過去の震災から学ぶ【小説・氷柱の声】
本記事は下記リンクの本、くどうれいん著「氷柱の声」の感想となっております。
あらすじ
語れないと思っていたこと。
言葉にできなかったこと。
東日本大震災が起きたとき、主人公は盛岡の高校生だった。
それからの10年の時間をたどり、人びとの経験や思いを語る声を紡いでいく、著者初めての小説。
被害を受けなかったことを理由に苦しむ人もいる
この本の主人公がまさに、震災当時盛岡に住んでいたが家も家族も失わなかった、“被害を受けなかったことを理由に苦しむ人”である。
周りの友人は家族も家も失っているのに自分はなにも失わなかった、自分だけ苦労が少ない、と主人公が思い悩む場面がたくさん描かれており、その場面を目にするたびにすごく心が痛くなった。

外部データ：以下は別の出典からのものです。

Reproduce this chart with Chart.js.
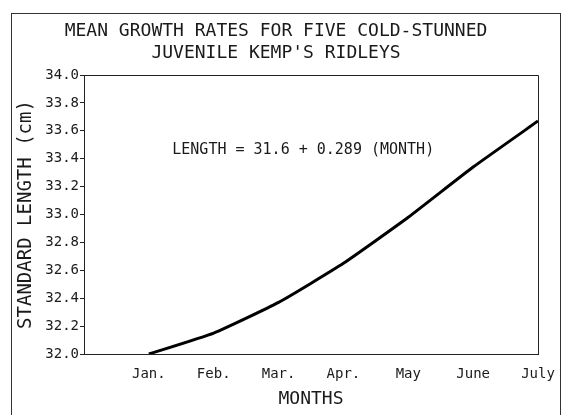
<!DOCTYPE html>
<html>
<head>
<meta charset="utf-8">
<script src="https://cdn.jsdelivr.net/npm/chart.js@4"></script>
<style>
  html, body { margin: 0; padding: 0; background: #fff; }
  #wrap { width: 563px; height: 415px; }
</style>
</head>
<body>
<div id="wrap"><canvas id="graph" width="563" height="415"></canvas></div>
<script>
// data
const monthLabels = ['Jan.', 'Feb.', 'Mar.', 'Apr.', 'May', 'June', 'July'];
const monthNumbers = [1, 2, 3, 4, 5, 6, 7];
const standardLength = [32.0, 32.15, 32.37, 32.65, 32.98, 33.34, 33.67];

const yMin = 32.0;
const yMax = 34.0;
const yStep = 0.2;

const titleLines = ['MEAN GROWTH RATES FOR FIVE COLD-STUNNED', "JUVENILE KEMP'S RIDLEYS"];
const equationText = 'LENGTH = 31.6 + 0.289 (MONTH)';
const equationAt = {x: 3.38, y: 33.46};

const mono = 'DejaVu Sans Mono';
const ink = '#1a1a1a';

// white page + frame + closing the plot box (top and right)
const framePlugin = {
    id: 'frame',
    beforeDraw(chart) {
        const ctx = chart.ctx;
        ctx.save();
        ctx.fillStyle = '#fff';
        ctx.fillRect(0, 0, chart.width, chart.height);
        ctx.strokeStyle = '#333';
        ctx.lineWidth = 1;
        ctx.strokeRect(11.5, 13.5, 549, 410);
        ctx.restore();
    },
    afterDraw(chart) {
        const a = chart.chartArea;
        const ctx = chart.ctx;
        ctx.save();
        ctx.strokeStyle = '#222';
        ctx.lineWidth = 1;
        ctx.beginPath();
        ctx.moveTo(a.left, a.top + 0.5);
        ctx.lineTo(a.right + 0.5, a.top + 0.5);
        ctx.lineTo(a.right + 0.5, a.bottom);
        ctx.stroke();

        // equation note
        const x = chart.scales.x.getPixelForValue(equationAt.x);
        const y = chart.scales.y.getPixelForValue(equationAt.y);
        ctx.fillStyle = ink;
        ctx.font = '15px "' + mono + '"';
        ctx.textAlign = 'center';
        ctx.textBaseline = 'middle';
        ctx.fillText(equationText, x, y);
        ctx.restore();
    }
};

const graph = document.getElementById('graph');

new Chart(graph, {
    type: 'line',
    data: {
        datasets: [{
            data: monthNumbers.map((m, i) => ({x: m, y: standardLength[i]})),
            borderColor: '#000',
            borderWidth: 3,
            pointRadius: 0,
            tension: 0.15,
            fill: false
        }]
    },
    plugins: [framePlugin],
    options: {
        responsive: false,
        animation: false,
        devicePixelRatio: 1,
        layout: {
            padding: {left: 14, right: 25, top: 0, bottom: 0}
        },
        plugins: {
            legend: {display: false},
            tooltip: {enabled: false},
            title: {
                display: true,
                text: titleLines,
                color: ink,
                font: {family: mono, size: 18, weight: 'normal', lineHeight: 22 / 18},
                padding: {top: 20, bottom: 11}
            }
        },
        scales: {
            x: {
                type: 'linear',
                min: 0,
                max: 7,
                afterFit(scale) {
                    scale.height = 61;
                    scale.paddingLeft = 0;
                    scale.paddingRight = 0;
                },
                afterBuildTicks(scale) {
                    scale.ticks = [0].concat(monthNumbers).map(v => ({value: v}));
                },
                ticks: {
                    stepSize: 1,
                    color: ink,
                    font: {family: mono, size: 14},
                    padding: 12,
                    maxRotation: 0,
                    autoSkip: false,
                    callback: (v) => monthLabels[v - 1] || ''
                },
                grid: {display: true, drawOnChartArea: false, tickLength: 0, color: '#222'},
                border: {display: true, color: '#222', width: 1},
                title: {
                    display: true,
                    text: 'MONTHS',
                    color: ink,
                    font: {family: mono, size: 18, lineHeight: 1.2},
                    padding: {top: 0, bottom: 5}
                }
            },
            y: {
                min: yMin,
                max: yMax,
                afterFit(scale) { scale.width = 70; },
                ticks: {
                    stepSize: yStep,
                    color: ink,
                    font: {family: mono, size: 14},
                    padding: 1,
                    callback: (v) => Number(v).toFixed(1)
                },
                grid: {display: true, drawOnChartArea: false, tickLength: 4, color: '#222'},
                border: {display: true, color: '#222', width: 1},
                title: {
                    display: true,
                    text: 'STANDARD LENGTH (cm)',
                    color: ink,
                    font: {family: mono, size: 19, lineHeight: 1.2},
                    padding: {top: 1, bottom: 0}
                }
            }
        }
    }
});
</script>
</body>
</html>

被害を受けなかったことに申し訳ないと感じさせる震災は本当に残酷で恐ろしいものだと改めて実感させられた。
震災が残していった傷は簡単には癒えない
この本には、震災時に電気代わりとしてキャンドルを使っていたという理由でキャンドルがトラウマになってしまった人、海を見ると津波を思い出し恐怖に襲われてしまう人などが登場人物として出てくる。
このように震災から約10年経った今でも心に傷を負っている人は沢山いるだろうし、まだ復興していない場所も沢山あることだろう。
この本を読んでいる間、私は3年前に学校の有志の集いで東北にボランティア活動に行ったことを思い出していた。
そのボランティアは、1週間ほど東北に滞在し福島県や岩手県、宮城県などを回り復興のお手伝いをする、震災の跡を自分の身でしっかりと感じ覚える、というようなものだった。ボランティアに行った時にはもう震災から7年経っており、瓦礫などはほぼ撤去されていたが、何も建っていない更地の場所や仮設住宅などが多かったことを鮮明に覚えている。また、仮設住宅に住んでいらっしゃる高齢者の方を訪ねた時に直接聞いた、
「今でも震災で亡くなった親しい友人のことをよく思い出して会いたくなったりするし、津波の記憶もはっきりとある」
「もう7年と言う人が多いけど、私にとってはまだ7年しか経ってないのかぁ、という感じ」
という言葉は今でも私の心に深く残っている。ボランティアに行った当時私は中学生であったが、震災の恐ろしさというのを今までにないほど痛感したことを記憶している。さらに私は東北に向かう最中“もう7年経ったんだ”と考えていた為、震災を経験した人と経験していない人では全く感じ方が違うということにも気付かされたし、震災を経験していない人はもっと発言に注意した方がいいのではないかと思った。
被災地の更なる復興と、被災者の方々に少しでも不安なく暮らせる生活が戻ってくることを願うと同時に、この震災から学んだことは何なのか、防災等に活かせることは何かをよく考えるべきだと思う。